Seeing how many people cite Wikipedia directly, use it as the main source for their research and the amount of newspapers that have been reported to directly quote inaccurate facts from Wikipedia... I don't think it is working properly. It requires a lot of optimism to believe "People will use that as a initial source and then verify the information"
That's not wikipedia's failure. Those same people would just be referencing nothing or a web site with zero public review and commenting without it.
"I zero-index my hamsters" - Willtor (147206)
"...that pulls together facts by combing through more than 500 million Web pages."
Correction:
"...that pulls together assertions by combing through more than 500 million Web pages."
Whether those assertions are correct or even reasonable is a completely different issue.
It might be interesting to then take those assertions and have some means to validate or invalidate them, but currently that's going to require meat, not metal.
Now, if you could come up with some form of AI^Walgorithm to do that automatically, then you would have something.
www.eFax.com are spammers
"The query "Who killed JFK?" suggests the CIA did it"

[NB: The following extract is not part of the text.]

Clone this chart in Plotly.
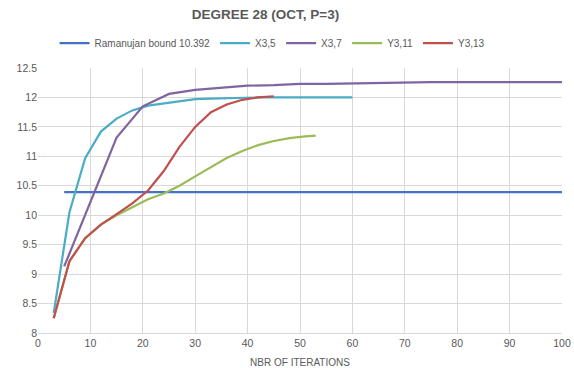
import plotly.graph_objects as go

# Data
ram_x = [5, 100]
ram_y = [10.392, 10.392]

x35_x = [3, 6, 9, 12, 15, 18, 21, 24, 27, 30, 33, 36, 39, 42, 45, 48, 51, 54, 57, 60]
x35_y = [8.34, 10.05, 10.97, 11.42, 11.64, 11.78, 11.86, 11.9, 11.94, 11.97, 11.98, 11.99,
         12.0, 12.0, 12.0, 12.0, 12.0, 12.0, 12.0, 12.0]

x37_x = [5, 10, 15, 20, 25, 30, 35, 40, 45, 50, 55, 60, 65, 70, 75, 80, 85, 90, 95, 100]
x37_y = [9.13, 10.22, 11.32, 11.85, 12.06, 12.13, 12.17, 12.2, 12.21, 12.23, 12.23, 12.24,
         12.24, 12.26, 12.26, 12.26, 12.26, 12.26, 12.26, 12.26]

y311_x = [3, 6, 9, 12, 15, 18, 21, 24, 27, 30, 33, 36, 39, 42, 45, 48, 51, 53]
y311_y = [8.25, 9.22, 9.61, 9.84, 10.0, 10.14, 10.27, 10.37, 10.5, 10.66, 10.81, 10.97,
          11.09, 11.19, 11.26, 11.31, 11.34, 11.35]

y313_x = [3, 6, 9, 12, 15, 18, 21, 24, 27, 30, 33, 36, 39, 42, 45]
y313_y = [8.25, 9.22, 9.61, 9.84, 10.02, 10.2, 10.42, 10.75, 11.16, 11.5, 11.75, 11.88,
          11.96, 12.0, 12.02]

x_ticks = [0, 10, 20, 30, 40, 50, 60, 70, 80, 90, 100]
y_ticks = [8, 8.5, 9, 9.5, 10, 10.5, 11, 11.5, 12, 12.5]

series = [
    ("Ramanujan bound 10.392", ram_x, ram_y, "#4472C4"),
    ("X3,5", x35_x, x35_y, "#4BACC6"),
    ("X3,7", x37_x, x37_y, "#8064A2"),
    ("Y3,11", y311_x, y311_y, "#9BBB59"),
    ("Y3,13", y313_x, y313_y, "#C0504D"),
]

fig = go.Figure()
for name, xs, ys, col in series:
    fig.add_trace(go.Scatter(x=xs, y=ys, mode="lines", name=name,
                             line=dict(color=col, width=2.2)))

font_fam = "Liberation Sans, Arial, sans-serif"
fig.update_layout(
    width=574, height=368,
    margin=dict(l=37.5, r=11.5, t=68.3, b=34.7, autoexpand=False),
    paper_bgcolor="white", plot_bgcolor="white",
    title=dict(text="<b>DEGREE 28 (OCT, P=3)</b>", xref="container", x=0.4626,
               xanchor="center", yref="container", y=0.962, yanchor="middle",
               font=dict(family=font_fam, size=13.5, color="#595959")),
    legend=dict(orientation="h", xref="container", x=0.474, xanchor="center",
                yref="container", y=0.883, yanchor="middle",
                font=dict(family=font_fam, size=10, color="#595959"),
                itemwidth=30, tracegroupgap=0, bgcolor="rgba(0,0,0,0)"),
    font=dict(family=font_fam, size=10.5, color="#595959"),
    showlegend=True,
)
fig.update_xaxes(range=[0, 100], tickvals=x_ticks, ticktext=[str(v) for v in x_ticks],
                 showgrid=True, gridcolor="#d9d9d9", gridwidth=1,
                 showline=True, linecolor="#d9d9d9", linewidth=1, automargin=False,
                 zeroline=False, ticks="", tickfont=dict(size=10.5, color="#595959"),
                 title=dict(text="NBR OF ITERATIONS", standoff=13,
                            font=dict(size=10, color="#595959")))
fig.update_yaxes(range=[8, 12.5], tickvals=y_ticks,
                 ticktext=[("%g" % v) for v in y_ticks], automargin=False,
                 showgrid=True, gridcolor="#d9d9d9", gridwidth=1,
                 showline=False, zeroline=False, ticks="",
                 tickfont=dict(size=10.5, color="#595959"))

fig.write_html("out.html", config={"displayModeBar": False},
               post_script="document.body.style.margin='0';"
                           "document.body.style.overflow='hidden';")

Hmmm....And now its not responding because its "slashdotted"
Damn my correct spelling of English words!
Because the World Trade Center was located on American soil, its name is spelled in American dialect.
Well, that answers that question.
I think you're missing the point. This is an AI project - it's research. Presumably, the questions you are typing in haven't been processed by a complicated nest of if-thens written by someone who knows English; instead, statistical models of language and meaning were extracted from the internet. Some people claim this is the equivalent of "teaching" a computer.
The first example, which is what most search engines do, leads to impressive search results but is limited by the logic people can code up. This AI, on the other hand, may be a primitive example of the way Google will work 15 years from now.